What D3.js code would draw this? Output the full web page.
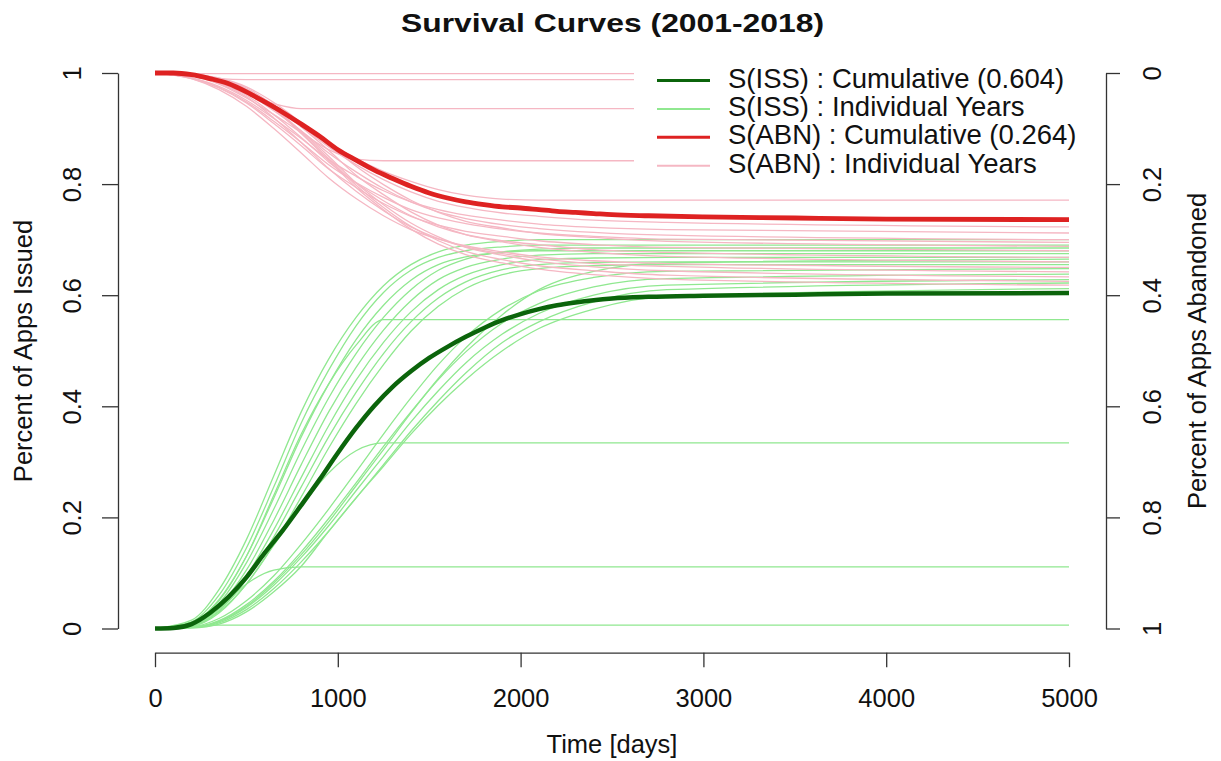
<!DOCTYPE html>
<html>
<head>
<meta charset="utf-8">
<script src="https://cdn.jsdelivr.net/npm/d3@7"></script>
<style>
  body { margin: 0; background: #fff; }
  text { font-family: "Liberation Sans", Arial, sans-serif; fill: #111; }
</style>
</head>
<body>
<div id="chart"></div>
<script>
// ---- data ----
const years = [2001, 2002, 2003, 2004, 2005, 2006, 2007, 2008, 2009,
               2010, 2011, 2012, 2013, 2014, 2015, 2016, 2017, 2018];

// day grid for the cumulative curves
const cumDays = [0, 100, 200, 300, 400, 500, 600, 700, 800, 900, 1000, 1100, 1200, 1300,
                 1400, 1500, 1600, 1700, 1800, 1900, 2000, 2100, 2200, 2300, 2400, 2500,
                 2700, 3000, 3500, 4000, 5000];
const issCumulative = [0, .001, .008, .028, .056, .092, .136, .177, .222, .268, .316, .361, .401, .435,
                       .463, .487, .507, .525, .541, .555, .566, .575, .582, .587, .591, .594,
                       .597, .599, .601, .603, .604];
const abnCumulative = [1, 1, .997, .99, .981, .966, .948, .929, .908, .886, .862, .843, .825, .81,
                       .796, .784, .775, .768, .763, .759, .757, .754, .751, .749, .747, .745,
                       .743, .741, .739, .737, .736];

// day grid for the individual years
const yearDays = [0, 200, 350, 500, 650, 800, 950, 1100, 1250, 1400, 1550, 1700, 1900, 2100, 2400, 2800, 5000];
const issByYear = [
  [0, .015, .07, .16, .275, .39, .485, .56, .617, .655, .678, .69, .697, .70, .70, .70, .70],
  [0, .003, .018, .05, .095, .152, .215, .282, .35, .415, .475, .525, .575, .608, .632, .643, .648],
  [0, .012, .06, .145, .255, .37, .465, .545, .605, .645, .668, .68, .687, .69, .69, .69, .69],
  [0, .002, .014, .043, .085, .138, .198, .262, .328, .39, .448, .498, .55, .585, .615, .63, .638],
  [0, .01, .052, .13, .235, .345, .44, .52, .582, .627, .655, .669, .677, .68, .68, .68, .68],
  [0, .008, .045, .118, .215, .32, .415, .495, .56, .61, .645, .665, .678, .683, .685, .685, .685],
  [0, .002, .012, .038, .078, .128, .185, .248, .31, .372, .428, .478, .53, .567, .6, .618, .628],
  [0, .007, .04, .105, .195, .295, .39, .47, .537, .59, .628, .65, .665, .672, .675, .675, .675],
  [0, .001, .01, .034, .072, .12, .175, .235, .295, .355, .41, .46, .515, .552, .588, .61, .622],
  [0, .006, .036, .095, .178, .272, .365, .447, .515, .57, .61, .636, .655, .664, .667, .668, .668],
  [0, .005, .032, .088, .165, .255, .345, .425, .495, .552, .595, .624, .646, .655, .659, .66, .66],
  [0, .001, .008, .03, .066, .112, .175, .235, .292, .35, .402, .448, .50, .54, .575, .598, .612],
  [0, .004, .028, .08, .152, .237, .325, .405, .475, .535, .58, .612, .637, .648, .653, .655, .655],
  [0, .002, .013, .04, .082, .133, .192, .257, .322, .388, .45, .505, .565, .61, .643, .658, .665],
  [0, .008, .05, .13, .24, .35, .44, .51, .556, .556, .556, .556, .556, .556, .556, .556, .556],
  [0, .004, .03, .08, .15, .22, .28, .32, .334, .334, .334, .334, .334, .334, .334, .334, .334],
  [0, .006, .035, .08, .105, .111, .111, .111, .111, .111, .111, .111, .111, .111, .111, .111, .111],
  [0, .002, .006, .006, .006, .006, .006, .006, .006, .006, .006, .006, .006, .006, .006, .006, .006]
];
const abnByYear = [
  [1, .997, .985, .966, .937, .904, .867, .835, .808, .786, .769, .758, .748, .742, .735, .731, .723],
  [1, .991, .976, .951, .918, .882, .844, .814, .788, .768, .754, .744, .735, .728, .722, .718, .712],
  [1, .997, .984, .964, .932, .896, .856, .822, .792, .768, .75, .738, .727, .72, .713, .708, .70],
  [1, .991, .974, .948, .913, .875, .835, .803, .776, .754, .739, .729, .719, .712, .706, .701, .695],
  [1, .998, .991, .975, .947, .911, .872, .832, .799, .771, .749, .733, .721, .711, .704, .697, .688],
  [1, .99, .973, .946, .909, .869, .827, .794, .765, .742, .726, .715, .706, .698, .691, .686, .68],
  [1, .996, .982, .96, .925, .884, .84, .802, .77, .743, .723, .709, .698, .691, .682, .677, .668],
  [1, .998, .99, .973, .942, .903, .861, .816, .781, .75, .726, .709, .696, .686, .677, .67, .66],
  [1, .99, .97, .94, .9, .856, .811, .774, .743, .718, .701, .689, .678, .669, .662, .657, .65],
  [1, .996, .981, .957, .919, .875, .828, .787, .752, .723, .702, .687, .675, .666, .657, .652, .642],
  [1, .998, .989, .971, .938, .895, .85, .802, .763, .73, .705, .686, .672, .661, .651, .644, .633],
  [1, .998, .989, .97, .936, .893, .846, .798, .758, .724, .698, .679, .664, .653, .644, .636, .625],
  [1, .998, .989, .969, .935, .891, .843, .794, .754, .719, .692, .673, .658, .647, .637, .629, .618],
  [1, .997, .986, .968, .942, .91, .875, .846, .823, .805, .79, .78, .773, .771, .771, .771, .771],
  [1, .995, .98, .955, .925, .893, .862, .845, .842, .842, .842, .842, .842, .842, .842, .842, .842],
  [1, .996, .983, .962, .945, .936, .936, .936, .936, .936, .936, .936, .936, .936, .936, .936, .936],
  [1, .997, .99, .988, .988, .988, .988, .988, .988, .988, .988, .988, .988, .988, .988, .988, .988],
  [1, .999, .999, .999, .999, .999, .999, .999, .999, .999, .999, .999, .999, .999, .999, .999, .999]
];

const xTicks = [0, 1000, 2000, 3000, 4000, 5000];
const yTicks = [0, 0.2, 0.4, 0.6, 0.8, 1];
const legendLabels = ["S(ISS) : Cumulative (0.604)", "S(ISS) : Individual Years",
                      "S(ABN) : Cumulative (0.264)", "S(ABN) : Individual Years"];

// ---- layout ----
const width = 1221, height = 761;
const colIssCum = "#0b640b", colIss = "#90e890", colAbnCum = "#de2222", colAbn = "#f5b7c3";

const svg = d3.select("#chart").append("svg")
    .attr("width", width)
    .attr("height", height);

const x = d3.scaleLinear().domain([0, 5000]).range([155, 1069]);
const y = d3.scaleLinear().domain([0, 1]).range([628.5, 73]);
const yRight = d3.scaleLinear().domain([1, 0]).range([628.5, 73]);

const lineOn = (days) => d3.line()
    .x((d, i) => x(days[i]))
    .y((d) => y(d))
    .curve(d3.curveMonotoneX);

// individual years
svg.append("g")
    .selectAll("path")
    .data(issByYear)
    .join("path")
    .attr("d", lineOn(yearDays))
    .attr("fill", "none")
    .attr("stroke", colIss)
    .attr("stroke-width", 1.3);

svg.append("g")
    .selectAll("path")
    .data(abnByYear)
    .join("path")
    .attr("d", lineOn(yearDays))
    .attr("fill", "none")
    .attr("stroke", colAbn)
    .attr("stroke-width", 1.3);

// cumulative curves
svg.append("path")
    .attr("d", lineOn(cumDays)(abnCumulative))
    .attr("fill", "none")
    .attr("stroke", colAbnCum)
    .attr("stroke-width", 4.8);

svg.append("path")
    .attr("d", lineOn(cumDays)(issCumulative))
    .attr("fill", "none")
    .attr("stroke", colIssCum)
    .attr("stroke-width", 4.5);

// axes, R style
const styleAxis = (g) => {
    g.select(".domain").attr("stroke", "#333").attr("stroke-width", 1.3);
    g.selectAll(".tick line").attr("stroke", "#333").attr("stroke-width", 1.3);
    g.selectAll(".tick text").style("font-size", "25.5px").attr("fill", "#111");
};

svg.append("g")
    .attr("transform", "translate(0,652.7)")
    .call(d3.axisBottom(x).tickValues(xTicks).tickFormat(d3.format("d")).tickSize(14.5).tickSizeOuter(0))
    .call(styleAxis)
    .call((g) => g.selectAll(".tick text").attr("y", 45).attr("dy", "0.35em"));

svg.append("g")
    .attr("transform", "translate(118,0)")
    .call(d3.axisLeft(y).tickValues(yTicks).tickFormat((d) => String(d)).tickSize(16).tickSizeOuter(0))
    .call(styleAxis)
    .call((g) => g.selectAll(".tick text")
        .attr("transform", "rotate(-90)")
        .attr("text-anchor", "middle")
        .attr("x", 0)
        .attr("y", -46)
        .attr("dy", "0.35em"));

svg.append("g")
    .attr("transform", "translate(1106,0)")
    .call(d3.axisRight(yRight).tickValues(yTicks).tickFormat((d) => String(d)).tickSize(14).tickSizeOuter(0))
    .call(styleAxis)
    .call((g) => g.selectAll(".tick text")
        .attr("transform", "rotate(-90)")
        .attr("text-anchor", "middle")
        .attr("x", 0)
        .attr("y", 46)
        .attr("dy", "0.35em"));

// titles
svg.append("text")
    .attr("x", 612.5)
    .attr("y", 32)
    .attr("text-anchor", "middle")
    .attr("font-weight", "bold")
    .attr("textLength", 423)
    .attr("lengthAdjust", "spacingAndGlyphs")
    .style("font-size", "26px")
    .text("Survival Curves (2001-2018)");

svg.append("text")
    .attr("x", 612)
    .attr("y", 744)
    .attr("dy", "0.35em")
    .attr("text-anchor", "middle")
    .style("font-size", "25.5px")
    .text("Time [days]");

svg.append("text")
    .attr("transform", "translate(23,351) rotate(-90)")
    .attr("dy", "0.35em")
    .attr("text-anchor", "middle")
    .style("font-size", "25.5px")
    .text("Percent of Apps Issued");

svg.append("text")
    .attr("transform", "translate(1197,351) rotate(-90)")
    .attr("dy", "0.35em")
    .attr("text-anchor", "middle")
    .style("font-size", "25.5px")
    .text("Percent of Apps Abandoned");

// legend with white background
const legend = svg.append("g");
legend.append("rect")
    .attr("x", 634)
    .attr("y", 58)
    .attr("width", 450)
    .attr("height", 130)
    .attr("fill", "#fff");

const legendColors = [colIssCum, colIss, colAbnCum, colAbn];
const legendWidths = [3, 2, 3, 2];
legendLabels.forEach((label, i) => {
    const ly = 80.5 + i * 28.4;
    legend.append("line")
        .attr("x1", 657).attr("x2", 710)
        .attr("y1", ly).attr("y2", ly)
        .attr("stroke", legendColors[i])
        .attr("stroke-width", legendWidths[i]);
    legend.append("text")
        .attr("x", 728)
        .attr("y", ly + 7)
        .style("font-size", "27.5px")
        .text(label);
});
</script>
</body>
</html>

> [Description of the task] Skip every picture and return the lines above from the top through the one that contains "2010, 2011, 2012, 2013, 2014, 2015, 2016, 2017, 2018];".

> [Exercise response]
What D3.js code would draw this? Output the full web page.
<!DOCTYPE html>
<html>
<head>
<meta charset="utf-8">
<script src="https://cdn.jsdelivr.net/npm/d3@7"></script>
<style>
  body { margin: 0; background: #fff; }
  text { font-family: "Liberation Sans", Arial, sans-serif; fill: #111; }
</style>
</head>
<body>
<div id="chart"></div>
<script>
// ---- data ----
const years = [2001, 2002, 2003, 2004, 2005, 2006, 2007, 2008, 2009,
               2010, 2011, 2012, 2013, 2014, 2015, 2016, 2017, 2018];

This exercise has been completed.